┏━━

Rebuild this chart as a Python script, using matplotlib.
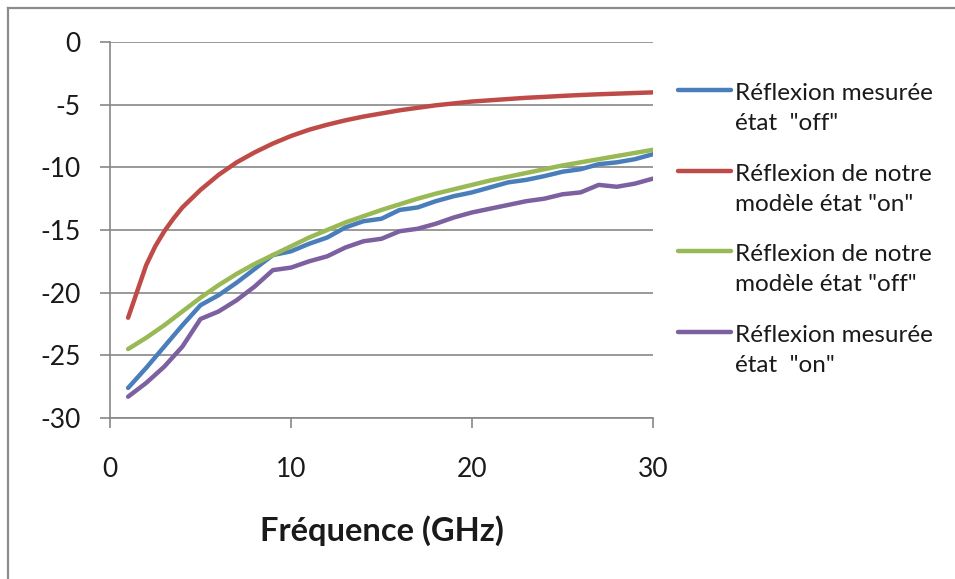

┗━━
┏━━

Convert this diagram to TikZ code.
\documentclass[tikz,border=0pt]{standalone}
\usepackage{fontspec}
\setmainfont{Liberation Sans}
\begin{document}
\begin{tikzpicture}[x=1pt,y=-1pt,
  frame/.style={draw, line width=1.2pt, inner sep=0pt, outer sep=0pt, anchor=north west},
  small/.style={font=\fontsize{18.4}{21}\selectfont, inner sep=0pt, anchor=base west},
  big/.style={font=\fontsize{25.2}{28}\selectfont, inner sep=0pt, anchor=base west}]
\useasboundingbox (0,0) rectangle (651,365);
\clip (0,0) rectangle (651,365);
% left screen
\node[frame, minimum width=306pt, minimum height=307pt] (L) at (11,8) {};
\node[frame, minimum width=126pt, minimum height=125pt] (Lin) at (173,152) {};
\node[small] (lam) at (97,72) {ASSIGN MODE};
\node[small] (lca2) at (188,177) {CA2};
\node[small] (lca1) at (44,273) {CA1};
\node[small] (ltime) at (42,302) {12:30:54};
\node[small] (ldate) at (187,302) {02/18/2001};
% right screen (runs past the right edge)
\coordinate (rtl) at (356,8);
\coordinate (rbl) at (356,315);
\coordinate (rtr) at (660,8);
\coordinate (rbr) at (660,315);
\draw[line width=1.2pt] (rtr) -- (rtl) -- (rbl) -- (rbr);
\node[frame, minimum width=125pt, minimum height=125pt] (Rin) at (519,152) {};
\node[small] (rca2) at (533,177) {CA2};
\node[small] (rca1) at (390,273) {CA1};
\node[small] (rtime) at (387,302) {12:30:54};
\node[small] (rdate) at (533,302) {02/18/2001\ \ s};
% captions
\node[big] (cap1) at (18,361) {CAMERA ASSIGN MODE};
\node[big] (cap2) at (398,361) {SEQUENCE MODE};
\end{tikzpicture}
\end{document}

┗━━

WHAT THE EXERCISE ASKS: Using the material above, report each line where "this" occurs.

FINAL RESULT:
Rebuild this chart as a Python script, using matplotlib.
Convert this diagram to TikZ code.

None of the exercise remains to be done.